Spiritualized
Radio City Music Hall
Friday, July 30
Jason Pierce sits on a chair at stage left in Radio City Music Hall in front of a backdrop of hi-watt stars with what looks to be 29 other people. He wears white, says nothing, and only gets up from his chair once, to leave. The onstage excess includes two other guitarists, a robed gospel choir, and a guy playing kettledrum and little cymbals to ensure the live performance has as much gratuitous boom and crash as the music does on record. Radio City Music Hall seems only semi-prepared for how loud everything is.
Ladies and Gentlemen We Are Floating in Space is an album Pierce recorded in 1997 and promises he’s only playing top-down this one last time–a promise that draws out the rock tourists, the bedroom astronauts, and the dedicated students of the late-90s alt-music canon. It’s an album filled with steroidal lullabies; Stax and southern blues-rock songs played with the blissful repetitions of 60s minimalism; noise and feedback breakdowns; choirs and orchestras; complaints of heartbreak and loads of drugs. It is British, and extremely fucking cool in that egomaniacal, rock-and-roll sense of the word.

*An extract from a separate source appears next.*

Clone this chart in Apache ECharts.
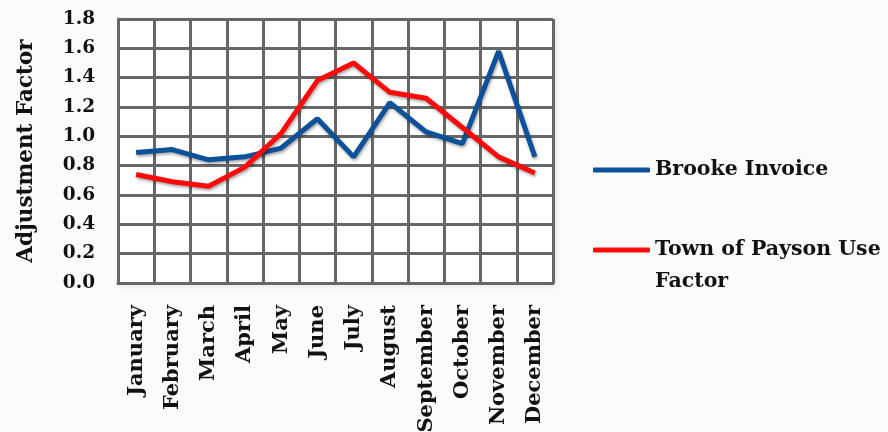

The myth about Ladies and Gentlemen is that Pierce wrote and recorded it after his girlfriend, Kate Radley–who was also Spiritualized’s keyboardist at the time–left him abruptly for the Verve’s Richard Ashcroft. Unmoored, Pierce–who never seemed to have a problem taking every drug in front of him–went into a life-muting spiral of so on and so forth. Pierce has always denied this, and subsequent interviews by former bandmates have suggested that he was not only conscious on a medical level, but with-it enough to do a clever job of cheating them out of some money.
Still, hearing him play through the songs on Friday night, I kept thinking that there must’ve been some part of him that understood the material well enough to write it with all the unselfconsciousness and ego you’d probably have stored up if you were actually a heartbroken drug addict. (Another reading reason I’ve always had a hard time believing the record didn’t at least partially involve Pierce’s autobiography is because Spiritualized’s previous albums, Lazer Guided Melodies and Pure Phase, mimic the oceanic warmth of drugs while Ladies and Gentlemen mimics the chaos and misery of coming off them. I’ve always preferred the earlier ones because they sound gorgeous, ignorant, and happy.) The best line here isn’t “All I want in life’s a little bit of love to help and take the pain away,” it’s “I don’t even miss you but that’s ’cause I’m fucked up”–the suggestion being that he realized drugs aren’t making him happy, just standing between him and misery.
The first thing we hear in the hall is Kate Radley’s voice over a telephone saying the album’s title. I’d imagined how this call went every time I heard the album, and only got a good sense of how recently, when Ladies and Gentlemen was re-released with bonus material. Pierce calls and she answers the phone with the phrase. He hangs up and calls again. She repeats it, over and over. At the beginning, she sounds dreamy, but by the end sounds bored.
The band–if you call 30 people segregated into sections a band–stretches each song out beyond its already-long original running time. This is more welcome on the pretty songs than the noisy ones, because it’s the pretty ones that seem the most committed to the possibility that music can transcend life’s banal nastiness (or at least the banal nastiness of the narrator’s life when he’s coming down and lonely). There is no acknowledgement of the crowd, and Pierce’s small concession to dynamics is to tap his foot.
I get a little anxious and bored wondering why the majority of Spiritualized fans consider Ladies and Gentlemen “the classic.” (A companion comes back from the merch table in the lobby saying, “There were some special T-shirts made for the performance that are pretty cool, but they’re $80.” $80?) I always thought Ladies‘ cacophony was routine, and some of the lyrics are as hard to listen to as a friend who never really stops complaining. But on some of the songs–including the title track–I arrive at what feels like the logical conclusion that the performance should go on forever.